● PROBLEM DETAILS: Beginning with the first line, set down every line through the one containing "var y = d3.scaleLinear().domain([0, 1]).range([top", exactly as it appears, but not the pictures.

● SUPPLIED INFORMATION:
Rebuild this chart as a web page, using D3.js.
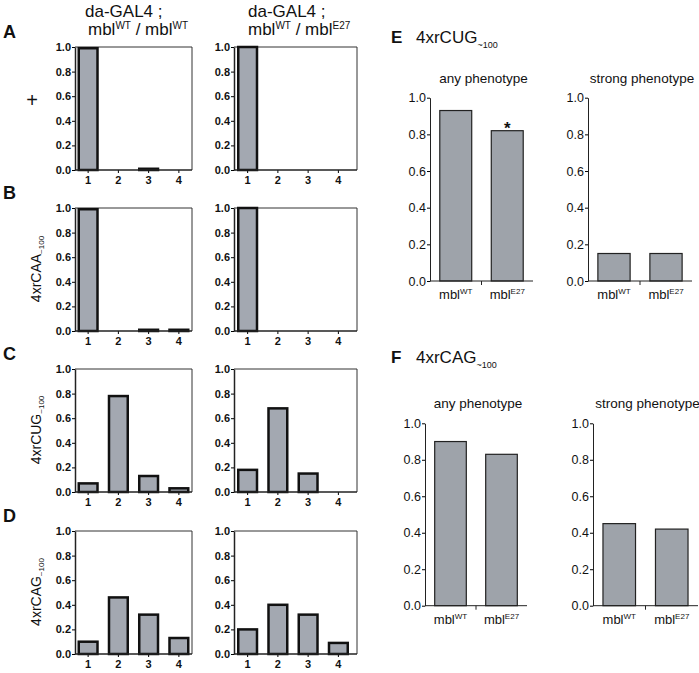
<!DOCTYPE html>
<html>
<head>
<meta charset="utf-8">
<script src="https://cdn.jsdelivr.net/npm/d3@7"></script>
<style>
  body { margin: 0; background: #fff; }
  text { font-family: "Liberation Sans", Arial, sans-serif; fill: #111; }
</style>
</head>
<body>
<svg id="fig" width="699" height="673"></svg>
<script>
// phenotype classes 1-4, fraction of flies
var classes = ["1", "2", "3", "4"];
var yTicks = [0, 0.2, 0.4, 0.6, 0.8, 1.0];

var plusWT  = [0.99, 0, 0.01, 0];
var plusE27 = [1.0, 0, 0, 0];
var caaWT   = [0.99, 0, 0.01, 0.01];
var caaE27  = [1.0, 0, 0, 0];
var cugWT   = [0.07, 0.78, 0.13, 0.03];
var cugE27  = [0.18, 0.68, 0.15, 0];
var cagWT   = [0.10, 0.46, 0.32, 0.13];
var cagE27  = [0.20, 0.40, 0.32, 0.09];

// E / F: any vs strong phenotype
var genotypes = ["WT", "E27"];
var cugAny    = [0.93, 0.82];
var cugStrong = [0.15, 0.15];
var cagAny    = [0.90, 0.83];
var cagStrong = [0.45, 0.42];

var svg = d3.select("#fig");

// write text with sub/superscript parts: [string, shift px, size px]
function rich(text, parts) {
	var shift = 0;
	parts.forEach(function(p) {
		var target = p[1] || 0;
		text.append("tspan")
			.attr("dy", target - shift)
			.attr("font-size", p[2] || null)
			.text(p[0]);
		shift = target;
	});
	return text;
}

// ---- column headers
var headers = [
	{x1: 85, x2: 88, sup2: "WT"},
	{x1: 248, x2: 248, sup2: "E27"}
];
headers.forEach(function(h) {
	svg.append("text").attr("x", h.x1).attr("y", 17).attr("font-size", 17).text("da-GAL4 ;");
	rich(svg.append("text").attr("x", h.x2).attr("y", 35).attr("font-size", 17),
		[["mbl"], ["WT", -6, 10], [" / mbl"], [h.sup2, -6, 10]]);
});

// ---- panels A-D
var distRows = [
	{letter: "A", label: "+",      wt: plusWT, e27: plusE27},
	{letter: "B", label: "4xrCAA", wt: caaWT,  e27: caaE27},
	{letter: "C", label: "4xrCUG", wt: cugWT,  e27: cugE27},
	{letter: "D", label: "4xrCAG", wt: cagWT,  e27: cagE27}
];
var rowTop = [47, 208, 369, 531];
var plotH = 123;
var cols = [
	{axis: 75, right: 192, range: [73, 194]},
	{axis: 234, right: 357, range: [232.5, 353.5]}
];

function distPanel(values, col, top) {
	var g = svg.append("g");
	var x = d3.scaleBand().domain(classes).range(col.range).paddingInner(0.38).paddingOuter(0.19);
	var y = d3.scaleLinear().domain([0, 1]).range([top + plotH, top]);

	// frame top + right
	g.append("path")
		.attr("d", "M" + col.axis + "," + y(1) + "H" + col.right + "V" + y(0))
		.attr("fill", "none").attr("stroke", "#333").attr("stroke-width", 1);

	g.selectAll("rect.bar")
		.data(values.map(function(v, i) { return {c: classes[i], v: v}; }).filter(function(d) { return d.v > 0; }))
		.enter().append("rect")
			.attr("class", "bar")
			.attr("x", function(d) { return x(d.c); })
			.attr("width", x.bandwidth())
			.attr("y", function(d) { return y(d.v); })
			.attr("height", function(d) { return y(0) - y(d.v); })
			.attr("fill", "#a3a8b1")
			.attr("stroke", "#111")
			.attr("stroke-width", 2.5);

	var ya = g.append("g").attr("transform", "translate(" + col.axis + ",0)")
		.call(d3.axisLeft(y).tickValues(yTicks).tickSize(3).tickSizeOuter(0).tickPadding(1).tickFormat(d3.format(".1f")));
	ya.select(".domain").attr("stroke", "#222").attr("stroke-width", 1.5);
	ya.selectAll("text").attr("font-size", 11).attr("font-weight", "bold").attr("font-family", null);

	var xa = g.append("g").attr("transform", "translate(0," + y(0) + ")")
		.call(d3.axisBottom(x).tickSize(3).tickSizeOuter(0).tickPadding(3));
	xa.select(".domain").remove();
	xa.selectAll("text").attr("font-size", 11).attr("font-weight", "bold").attr("font-family", null);
	g.append("line")
		.attr("x1", col.axis).attr("x2", col.right)
		.attr("y1", y(0)).attr("y2", y(0))
		.attr("stroke", "#222").attr("stroke-width", 1.5);
}

distRows.forEach(function(r, i) {
	var top = rowTop[i];
	svg.append("text").attr("x", 3).attr("y", top - 9)
		.attr("font-size", 18).attr("font-weight", "bold").text(r.letter);
	if (r.label === "+") {
		svg.append("text").attr("x", 32).attr("y", top + 60).attr("text-anchor", "middle")
			.attr("font-size", 20).text("+");
	} else {
		rich(svg.append("text")
			.attr("transform", "translate(41," + (top + 61) + ") rotate(-90)")
			.attr("text-anchor", "middle").attr("font-size", 14),
			[[r.label], ["~100", 3, 8]]);
	}
	distPanel(r.wt, cols[0], top);
	distPanel(r.e27, cols[1], top);
});

// ---- panels E, F
var sidePanels = [
	{letter: "E", name: "4xrCUG", titleY: 43, top: 97.7, bottom: 281,
		plots: [
			{title: "any phenotype", values: cugAny, range: [430, 533], star: 1},
			{title: "strong phenotype", values: cugStrong, range: [588, 692]}
		]},
	{letter: "F", name: "4xrCAG", titleY: 363, top: 423.3, bottom: 605.7,
		plots: [
			{title: "any phenotype", values: cagAny, range: [425, 527]},
			{title: "strong phenotype", values: cagStrong, range: [593, 698]}
		]}
];

sidePanels.forEach(function(p) {
	svg.append("text").attr("x", 391).attr("y", p.titleY)
		.attr("font-size", 17).attr("font-weight", "bold").text(p.letter);
	rich(svg.append("text").attr("x", 416).attr("y", p.titleY).attr("font-size", 17),
		[[p.name], ["~100", 5, 9]]);

	var y = d3.scaleLinear().domain([0, 1]).range([p.bottom, p.top]);
	p.plots.forEach(function(pl) {
		var g = svg.append("g");
		var x = d3.scaleBand().domain(genotypes).range(pl.range).paddingInner(0.38).paddingOuter(0.19);
		var mid = (pl.range[0] + pl.range[1]) / 2;

		g.append("text").attr("x", mid + 2).attr("y", p.top - 15)
			.attr("text-anchor", "middle").attr("font-size", 13.5).text(pl.title);

		g.selectAll("rect")
			.data(pl.values.map(function(v, i) { return {c: genotypes[i], v: v}; }))
			.enter().append("rect")
				.attr("x", function(d) { return x(d.c); })
				.attr("width", x.bandwidth())
				.attr("y", function(d) { return y(d.v); })
				.attr("height", function(d) { return y(0) - y(d.v); })
				.attr("fill", "#9ea3aa")
				.attr("stroke", "#222")
				.attr("stroke-width", 1.2);

		if (pl.star !== undefined) {
			g.append("text")
				.attr("x", x(genotypes[pl.star]) + x.bandwidth() / 2)
				.attr("y", y(pl.values[pl.star]) + 3)
				.attr("text-anchor", "middle").attr("font-size", 17).attr("font-weight", "bold")
				.text("*");
		}

		var ya = g.append("g").attr("transform", "translate(" + pl.range[0] + ",0)")
			.call(d3.axisLeft(y).tickValues(yTicks).tickSize(3).tickSizeOuter(0).tickPadding(1).tickFormat(d3.format(".1f")));
		ya.select(".domain").attr("stroke", "#222");
		ya.selectAll("text").attr("font-size", 12.5).attr("font-family", null);

		g.append("line")
			.attr("x1", pl.range[0]).attr("x2", pl.range[1])
			.attr("y1", y(0)).attr("y2", y(0))
			.attr("stroke", "#222");
		g.append("line")
			.attr("x1", mid).attr("x2", mid)
			.attr("y1", y(0)).attr("y2", y(0) + 4)
			.attr("stroke", "#222");

		genotypes.forEach(function(gt) {
			rich(g.append("text")
				.attr("x", x(gt) + x.bandwidth() / 2)
				.attr("y", y(0) + 18)
				.attr("text-anchor", "middle").attr("font-size", 13),
				[["mbl"], [gt, -5, 8]]);
		});
	});
});
</script>
</body>
</html>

● TASK RESPONSE:
Rebuild this chart as a web page, using D3.js.
<!DOCTYPE html>
<html>
<head>
<meta charset="utf-8">
<script src="https://cdn.jsdelivr.net/npm/d3@7"></script>
<style>
  body { margin: 0; background: #fff; }
  text { font-family: "Liberation Sans", Arial, sans-serif; fill: #111; }
</style>
</head>
<body>
<svg id="fig" width="699" height="673"></svg>
<script>
// phenotype classes 1-4, fraction of flies
var classes = ["1", "2", "3", "4"];
var yTicks = [0, 0.2, 0.4, 0.6, 0.8, 1.0];

var plusWT  = [0.99, 0, 0.01, 0];
var plusE27 = [1.0, 0, 0, 0];
var caaWT   = [0.99, 0, 0.01, 0.01];
var caaE27  = [1.0, 0, 0, 0];
var cugWT   = [0.07, 0.78, 0.13, 0.03];
var cugE27  = [0.18, 0.68, 0.15, 0];
var cagWT   = [0.10, 0.46, 0.32, 0.13];
var cagE27  = [0.20, 0.40, 0.32, 0.09];

// E / F: any vs strong phenotype
var genotypes = ["WT", "E27"];
var cugAny    = [0.93, 0.82];
var cugStrong = [0.15, 0.15];
var cagAny    = [0.90, 0.83];
var cagStrong = [0.45, 0.42];

var svg = d3.select("#fig");

// write text with sub/superscript parts: [string, shift px, size px]
function rich(text, parts) {
	var shift = 0;
	parts.forEach(function(p) {
		var target = p[1] || 0;
		text.append("tspan")
			.attr("dy", target - shift)
			.attr("font-size", p[2] || null)
			.text(p[0]);
		shift = target;
	});
	return text;
}

// ---- column headers
var headers = [
	{x1: 85, x2: 88, sup2: "WT"},
	{x1: 248, x2: 248, sup2: "E27"}
];
headers.forEach(function(h) {
	svg.append("text").attr("x", h.x1).attr("y", 17).attr("font-size", 17).text("da-GAL4 ;");
	rich(svg.append("text").attr("x", h.x2).attr("y", 35).attr("font-size", 17),
		[["mbl"], ["WT", -6, 10], [" / mbl"], [h.sup2, -6, 10]]);
});

// ---- panels A-D
var distRows = [
	{letter: "A", label: "+",      wt: plusWT, e27: plusE27},
	{letter: "B", label: "4xrCAA", wt: caaWT,  e27: caaE27},
	{letter: "C", label: "4xrCUG", wt: cugWT,  e27: cugE27},
	{letter: "D", label: "4xrCAG", wt: cagWT,  e27: cagE27}
];
var rowTop = [47, 208, 369, 531];
var plotH = 123;
var cols = [
	{axis: 75, right: 192, range: [73, 194]},
	{axis: 234, right: 357, range: [232.5, 353.5]}
];

function distPanel(values, col, top) {
	var g = svg.append("g");
	var x = d3.scaleBand().domain(classes).range(col.range).paddingInner(0.38).paddingOuter(0.19);
	var y = d3.scaleLinear().domain([0, 1]).range([top + plotH, top]);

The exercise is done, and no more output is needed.